Abstract

Starting from a naive investigation into the nature of experiments on a physical system one can argue that states of the system should pair non-degenerately with physical observables. This duality is closely related to that between space and quantity, or, geometry and algebra. In particular, it is grounded in the mathematical framework of both classical and quantum mechanics in the form of a pair of duality theorems by Gelfand and Naimark. In particular, they allow us to construct a classical phase space, a compact Hausdorff space, for an algebra of classical observables. In the case of quantum mechanics, this construction breaks down due to non-commutative nature of the algebra of quantum observables. However, we can construct a Hilbert space as the geometry underlying quantum mechanics. Although this Hilbert space approach to quantum mechanics has proven to be very effective, it does have its drawbacks. In particular, these arise when one associates propositions to observables and investigates what kind of logical structure they form.
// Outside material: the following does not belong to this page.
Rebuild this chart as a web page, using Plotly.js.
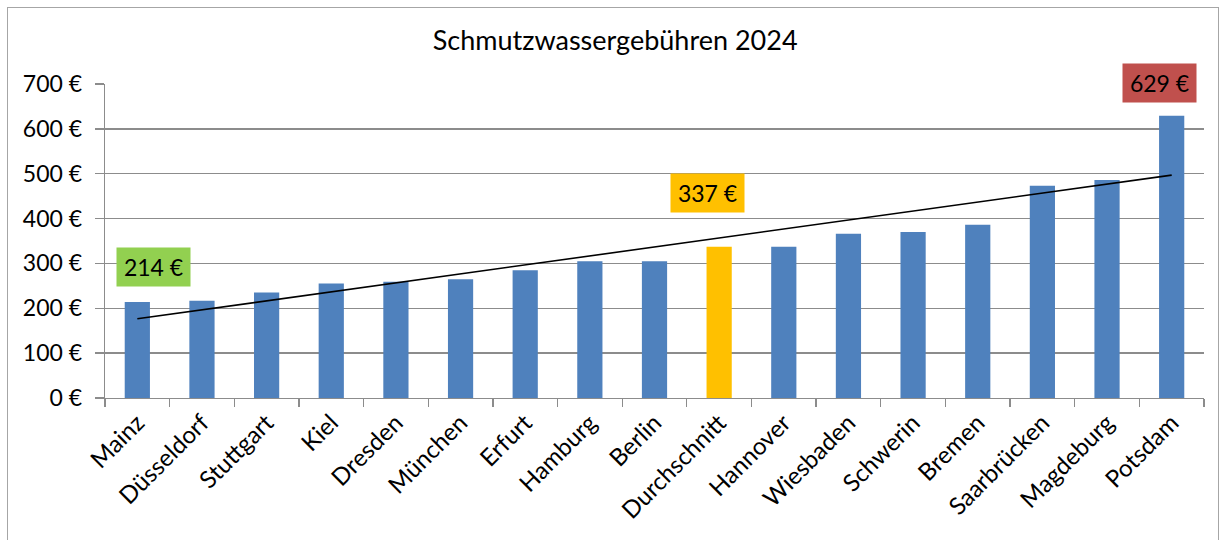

One way of doing this is by realising the propositions as certain subsets of the phase space. In classical mechanics this procedure indeed gives one the structure one would expect: a Boolean algebra. However, although the case of quantum mechanics yields a nice mathematical structure, an orthocomplemented lattice, the physical interpretation of this logic is rather subtle, due to its crude notion of truth. Recent work by Isham, Butterfield, Doering, Landsman, Spitters, Heunen et al., attempting to address these problems, has led to an alternative method for dealing with non-commutative algebras of observables and with that an alternative framework for quantum kinematics. Moreover, it stays much closer to our intuition from classical physics, in some sense, the motto being: Quantum kinematics is exactly like classical kinematics, that is, not in Set, but internal to some other topos! This review paper gives a first introduction to the subject. It attempts to provide a stepping stone towards more serious papers.